Andrew Marr

Diary – 20 August 2015

Plus: finding the spirit of Scotland in a small northern Spanish city

issue 22 August 2015

This is the Corbyn summer. From the perspective of a short holiday, my overwhelming feeling is one of despair at my own semi-trade — the political commentariat, the natterati, the salaried yacketting classes. Who among us, really, predicted that Jeremy Corbyn would be romping ahead like this? Where were the post-election columns pointing out that David Cameron’s victory would lead to a resurgent quasi-Marxist left?

And that’s just the beginning: how many of the well-connected, sophisticated, numerate political writers expected Labour to be slaughtered in the general election? Not me, that’s for sure. Going further back, how many people in 1992 told us John Major was an election winner? That Parris, I vaguely recall, but anyone else? It’s jolly lucky that we don’t have an Of-Burble to regulate us.

I’m not saying that nobody successfully predicts anything; that would be bizarre. But I exclude all those throwaway on-the-other-hand remarks merely designed to cover the commentator’s backside. I’m talking about full-on, nuts-on-the-table predictions about the stuff that really matters. Most writers, scrabbling around, can find things that show them to be wise before the event. But when it comes to confident, open-throated pre-election or referendum stargazing, except where the situation is blindingly obvious to everyone, the record is dismal.

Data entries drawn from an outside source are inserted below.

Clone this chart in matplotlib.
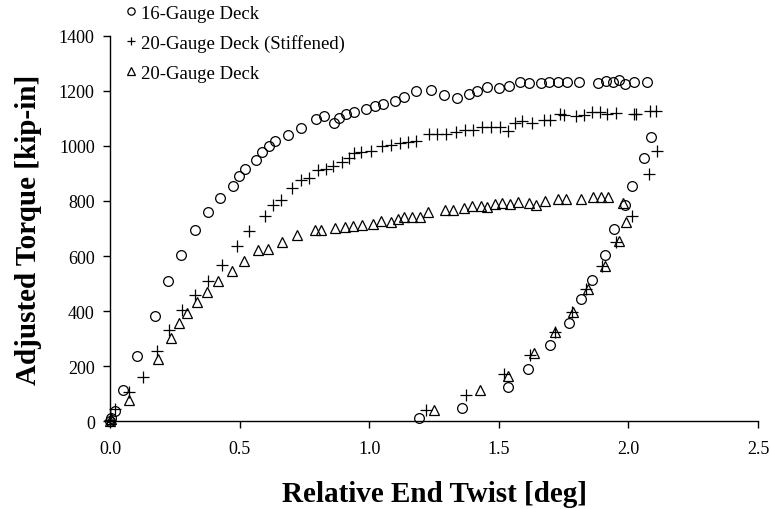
# Torque vs. end twist for the three deck specimens
# loading branch followed by unloading branch for each

import matplotlib
matplotlib.use('Agg')
import matplotlib.pyplot as plt

plt.rcParams['font.family'] = ['Liberation Serif', 'DejaVu Serif']

## data (twist in deg, torque in kip-in)

twist16 = [0.0, 0.004, 0.019, 0.05, 0.104, 0.173, 0.223, 0.273, 0.327, 0.377,
           0.423, 0.473, 0.496, 0.519, 0.565, 0.588, 0.615, 0.638, 0.685, 0.735,
           0.796, 0.827, 0.865, 0.885, 0.912, 0.942, 0.988, 1.023, 1.054, 1.1,
           1.135, 1.181, 1.238, 1.288, 1.338, 1.385, 1.415, 1.454, 1.5, 1.538,
           1.581, 1.615, 1.662, 1.692, 1.727, 1.765, 1.808, 1.881, 1.912, 1.942,
           1.962, 1.988, 2.023, 2.073,
           2.088, 2.062, 2.015, 1.988, 1.946, 1.908, 1.858, 1.819, 1.769, 1.696,
           1.612, 1.535, 1.358, 1.192]
torque16 = [0, 12, 36, 113, 236, 382, 509, 604, 695, 760,
            811, 855, 891, 916, 949, 978, 1000, 1018, 1040, 1065,
            1098, 1109, 1084, 1102, 1116, 1124, 1135, 1145, 1153, 1164,
            1178, 1200, 1204, 1185, 1175, 1189, 1200, 1215, 1211, 1218,
            1233, 1229, 1229, 1233, 1233, 1233, 1233, 1229, 1236, 1233,
            1240, 1224, 1233, 1233,
            1033, 956, 855, 785, 698, 604, 513, 444, 356, 276,
            189, 124, 47, 11]

twist20s = [0.0, 0.019, 0.073, 0.127, 0.181, 0.227, 0.277, 0.327, 0.377, 0.431,
            0.488, 0.538, 0.596, 0.627, 0.658, 0.704, 0.735, 0.769, 0.804, 0.835,
            0.862, 0.896, 0.923, 0.942, 0.969, 1.008, 1.05, 1.085, 1.119, 1.15,
            1.181, 1.231, 1.262, 1.296, 1.335, 1.369, 1.4, 1.435, 1.469, 1.504,
            1.535, 1.562, 1.588, 1.627, 1.673, 1.696, 1.735, 1.75, 1.796, 1.827,
            1.858, 1.892, 1.919, 1.954, 2.023, 2.031, 2.085, 2.108,
            2.112, 2.08, 2.012, 1.954, 1.9, 1.838, 1.781, 1.715, 1.619, 1.519,
            1.373, 1.219]
torque20s = [3, 44, 105, 160, 255, 331, 404, 458, 509, 567,
             636, 691, 745, 785, 804, 847, 876, 884, 913, 916,
             927, 942, 956, 975, 978, 982, 1000, 1004, 1011, 1015,
             1018, 1044, 1044, 1044, 1051, 1058, 1058, 1069, 1069, 1069,
             1055, 1084, 1091, 1084, 1095, 1095, 1116, 1113, 1109, 1113,
             1124, 1124, 1116, 1120, 1116, 1116, 1127, 1127,
             982, 898, 745, 651, 564, 480, 396, 324, 240, 171,
             95, 40]

twist20 = [0.0, 0.004, 0.073, 0.185, 0.235, 0.265, 0.296, 0.335, 0.373, 0.415,
           0.469, 0.515, 0.569, 0.608, 0.662, 0.723, 0.792, 0.815, 0.869, 0.908,
           0.938, 0.973, 1.015, 1.046, 1.085, 1.112, 1.135, 1.165, 1.196, 1.227,
           1.292, 1.323, 1.365, 1.396, 1.431, 1.454, 1.485, 1.512, 1.542, 1.573,
           1.615, 1.642, 1.677, 1.727, 1.758, 1.819, 1.862, 1.896, 1.923, 1.981,
           1.992, 1.965, 1.908, 1.846, 1.785, 1.715, 1.635, 1.535, 1.427, 1.25]
torque20 = [0, 8, 76, 225, 302, 356, 393, 433, 469, 509,
            545, 582, 622, 625, 651, 676, 695, 695, 702, 705,
            709, 713, 716, 727, 724, 735, 742, 742, 742, 760,
            767, 767, 775, 782, 782, 778, 789, 793, 789, 796,
            793, 785, 800, 807, 807, 807, 815, 815, 815, 793,
            724, 655, 564, 480, 396, 324, 247, 164, 113, 40]

labels = ['16-Gauge Deck', '20-Gauge Deck (Stiffened)', '20-Gauge Deck']

## figure

fig = plt.figure(figsize=(7.7, 5.1), dpi=100)
ax = fig.add_axes([0.1429, 0.1725, 0.8415, 0.755])

mk = dict(linestyle='none', color='black', markerfacecolor='none',
          markeredgewidth=0.9, clip_on=False)
ax.plot(twist16, torque16, marker='o', markersize=7, label=labels[0], **mk)
ax.plot(twist20s, torque20s, marker='+', markersize=8, label=labels[1], **mk)
ax.plot(twist20, torque20, marker='^', markersize=7, label=labels[2], **mk)

ax.set_xlim(0, 2.5)
ax.set_ylim(0, 1400)
ax.set_xticks([0.0, 0.5, 1.0, 1.5, 2.0, 2.5])
ax.set_xticklabels(['0.0', '0.5', '1.0', '1.5', '2.0', '2.5'])
ax.set_yticks(range(0, 1401, 200))

for s in ['top', 'right']:
    ax.spines[s].set_visible(False)
for s in ['left', 'bottom']:
    ax.spines[s].set_linewidth(1.0)
ax.tick_params(direction='out', length=5, width=1.0, labelsize=13)
ax.tick_params(axis='x', pad=9)
ax.tick_params(axis='y', pad=6)

ax.set_xlabel('Relative End Twist [deg]', fontsize=21, fontweight='bold', labelpad=16)
ax.set_ylabel('Adjusted Torque [kip-in]', fontsize=21, fontweight='bold', labelpad=12)

fig.legend(loc='upper left', bbox_to_anchor=(0.163, 0.989), frameon=False,
           fontsize=13.5, handlelength=0.6, handletextpad=0.2, labelspacing=0.66,
           markerscale=0.75, borderpad=0, borderaxespad=0)

fig.savefig('out.png', dpi=100)
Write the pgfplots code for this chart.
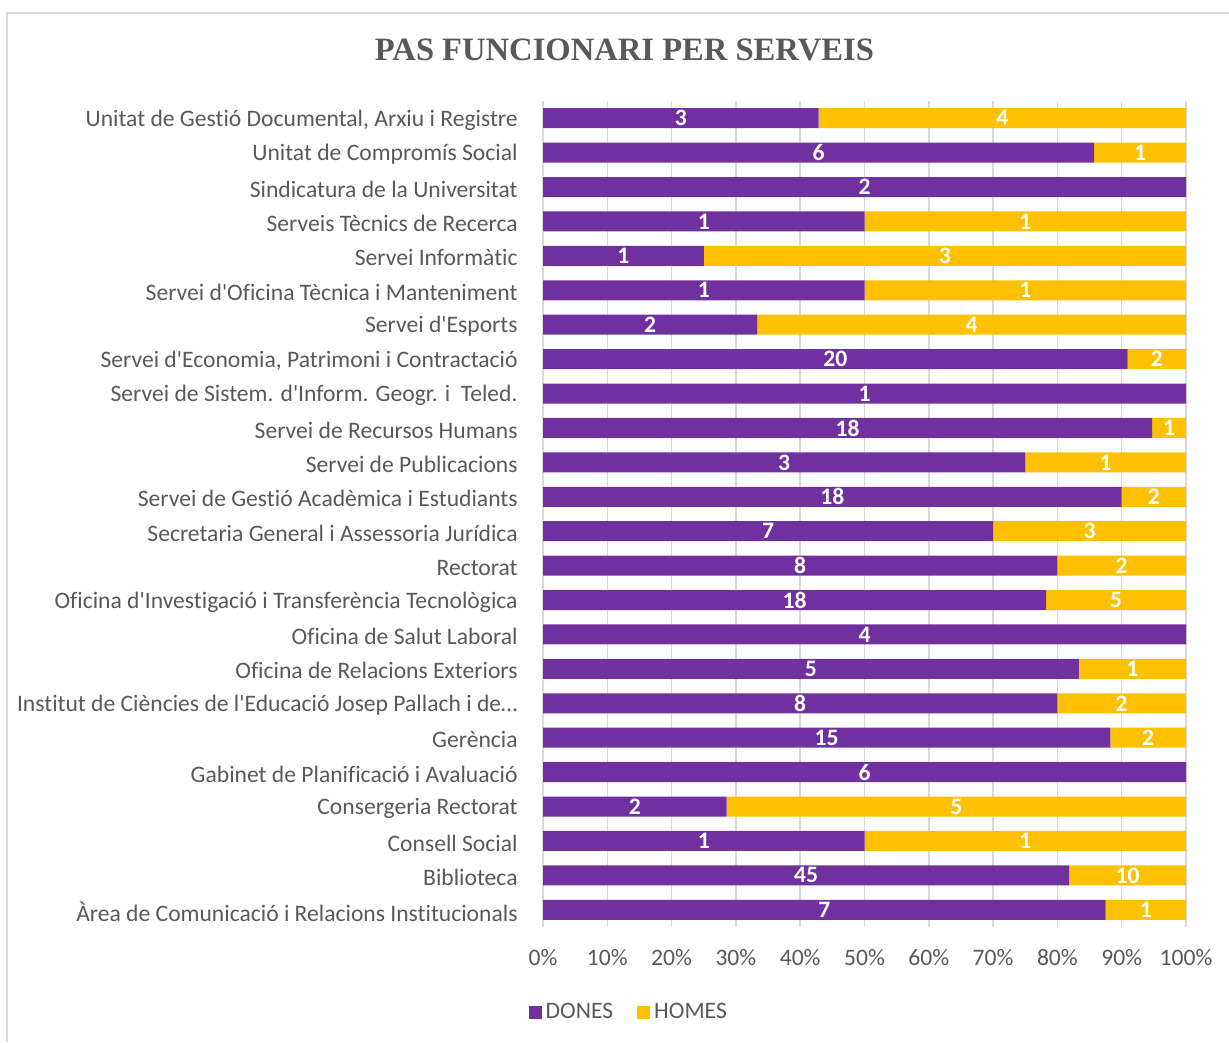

So I think a certain amount of Corbyn caution is appropriate. Most arguments against him boil down to this: he has a beard and an excessive quantity of cheap vests, and hangs about with angry, bearded Palestinians and is therefore plainly unelectable in genteel, politically tepid England. It seems unlikely, I grant you. But in the dimly far-off, remarkable circumstances of 2020, and after the Scottish tsunami, are we all so absolutely sure?

I’ve been thinking particularly about commentators’ curse because I have another political novel due out in the next few weeks, this time based on a Labour leadership struggle.